O mesmo raciocínio vale para as relações com o Mercosul, subestimado e espezinhado por Guedes, 
um empresário que nunca produziu ou vendeu um prego na vida e fez fortuna com a especulação 
financeira.
A Argentina, com US$ 136,9 bilhões, foi o terceiro maior destino das exportações de produtos 
“made in Brazil”, no mesmo período.
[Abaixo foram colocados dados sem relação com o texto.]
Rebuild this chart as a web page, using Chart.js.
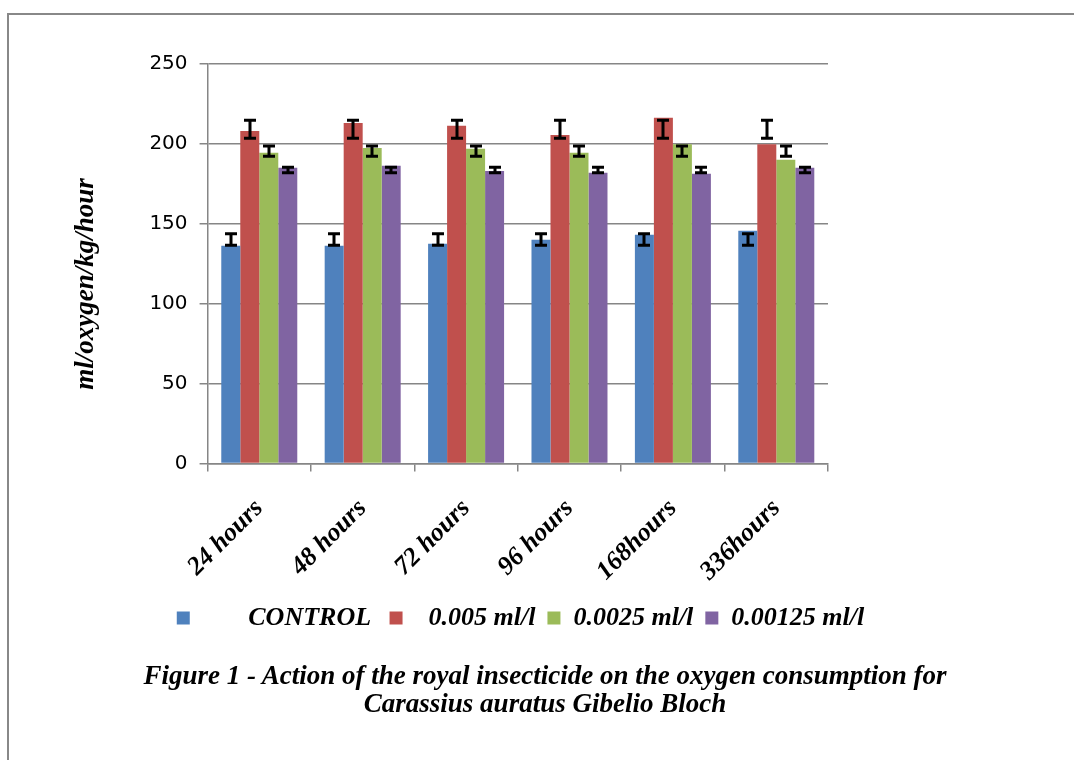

Por isso, embora admita que o Mercosul não esteja cumprindo 
a sua função, Mourão opõe-se a proposta de que seja colocado em segundo plano. “Antes de 
pensarmos em extinguir, derrubar, boicotar, temos que fazer os esforços ainda necessários para que 
atinja os seus objetivos”.
Os interesses econômicos também levaram Mourão a detonar a ideia de jerico do futuro presidente 
de transferir a embaixada brasileira em Israel para Jerusalém.
É óbvio que a questão terá que ser bem pensada. “É uma decisão que não pode ser tomada de 
afogadilho, de orelhada”, afirmou.“Nós temos um relacionamento comercial importante com o 
mundo árabe. E competidores que estão de olho se perdermos essa via de comércio.”
Transformado numa espécie de “grilo falante” do futuro governo, Mourão também investiu contra 
duas bandeiras caras ao bolsonarismo: a negação das mudanças climáticas e a intervenção militar na 
Venezuela.” Não resta dúvida de que existe um aquecimento global”, afirmou. “Não acho que seja 
uma trama marxista.“
Da mesma forma, ele descarta qualquer ação militar contra o governo Maduro.” Não faz parte da 
nossa tradição diplomática a intervenção em assuntos internos de outros países”, lembrou. “O que o 
Brasil pode fazer é participar do esforço conjunto internacional para que a democracia retorne ao 
país, mas com uma pressão diplomática, sem retaliações.”
O pragmatismo de Mourão aparenta ter origem no realismo aprendido em seus mais de 40 anos de 
caserna. “Nós podemos comprar as brigas que podemos vencer”, observou. “As que a gente não 
pode, não é o caso de comprar.”
Diante do inevitável, que é a posse de um presidente eleito com 57,8 milhões de votos, a expectativa 
é de que gente como Mourão mantenha essa posição diferenciada e consiga conter as barbaridades 
esperadas de um governo Bolsonaro.
Essa possibilidade, porém, é vista com ceticismo pelo professor Oliver Stuenkel, coordenador da 
Escola de Ciências Sociais e pelo MBA de Relações Internacionais da Fundação Getúlio Vargas, de 
São Paulo.
“Seria tolice acreditar que o Mourão pode anular/superar os radicais pró Trumpistas, negadores de 
mudanças climáticas e anti-globalistas em torno de Ernesto Araujo, Eduardo Bolsonaro e Olavo de 
Carvalho em todos os assuntos”, afirma Stuenkel. “Ele terá que escolher suas batalhas. Será um 
eterno controle de danos.”
Ou seja, o “grilo falante” vai ter que rebolar para minimizar o desastre que se anuncia.